*WHAT YOU ARE ASKED TO DO*:
Leaving out the pictures, retype the lines from the beginning of the listing through the line containing "import seaborn as sns".

>> start DATA LINES

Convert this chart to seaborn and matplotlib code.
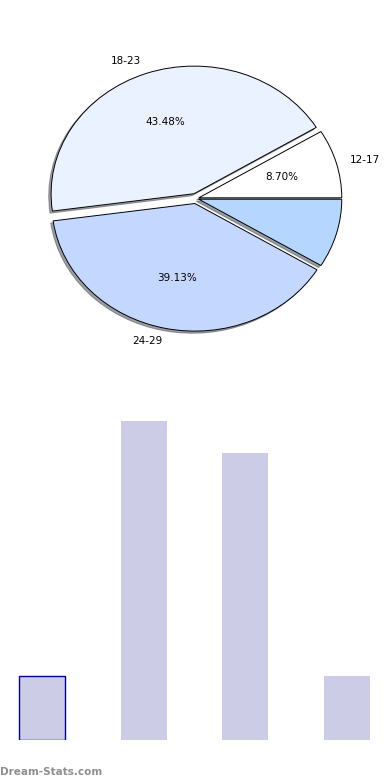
import matplotlib
matplotlib.use("Agg")
import matplotlib.pyplot as plt
import seaborn as sns

# ---- data ----
categories = ["12-17", "18-23", "24-29", "30+"]
pie_labels = ["12-17", "18-23", "24-29", ""]
counts = [2, 10, 9, 2]
pie_colors = ["#FFFFFF", "#EAF1FF", "#C4D8FF", "#B4D6FF"]
explode = [0.02, 0.04, 0.04, 0.02]
bar_color = "#CCCCE6"
watermark = "Dream-Stats.com"

sns.set_style("white")
plt.rcParams["font.family"] = ["DejaVu Sans"]

fig = plt.figure(figsize=(3.9, 7.8), dpi=100)

# ---- pie ----
ax1 = fig.add_axes([0.0442, 0.541, 0.9167, 0.409])
wedges, texts, autotexts = ax1.pie(
    counts, labels=pie_labels, colors=pie_colors, explode=explode,
    autopct="%1.2f%%", shadow=dict(ox=-0.012, oy=-0.012), startangle=0,
    wedgeprops=dict(edgecolor="black", linewidth=0.7),
    textprops=dict(fontsize=7.5, color="black"),
)
for lab, at in zip(pie_labels, autotexts):
    if lab == "":
        at.set_text("")
ax1.set_aspect("auto")
ax1.set_xlim(-1.25, 1.25)
ax1.set_ylim(-1.25, 1.25)
ax1.axis("off")

# ---- bars ----
ax2 = fig.add_axes([0.0, 40 / 780, 1.0, 340 / 780])
sns.barplot(x=categories, y=counts, color=bar_color, saturation=1,
            width=0.45, ax=ax2)
for p in ax2.patches:
    p.set_linewidth(0)
ax2.patches[0].set_edgecolor("#00009A")
ax2.patches[0].set_linewidth(1.0)
ax2.set_xlim(-0.413, 3.423)
ax2.set_ylim(0, 10.66)
ax2.axis("off")

fig.text(0.0, 3 / 780, watermark, fontsize=7.5, fontweight="bold",
         color="#8F8F8F", ha="left", va="bottom")

fig.savefig("out.png", dpi=100)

>> end DATA LINES

*SOLUTION FOR THIS TASK*:
Convert this chart to seaborn and matplotlib code.
import matplotlib
matplotlib.use("Agg")
import matplotlib.pyplot as plt
import seaborn as sns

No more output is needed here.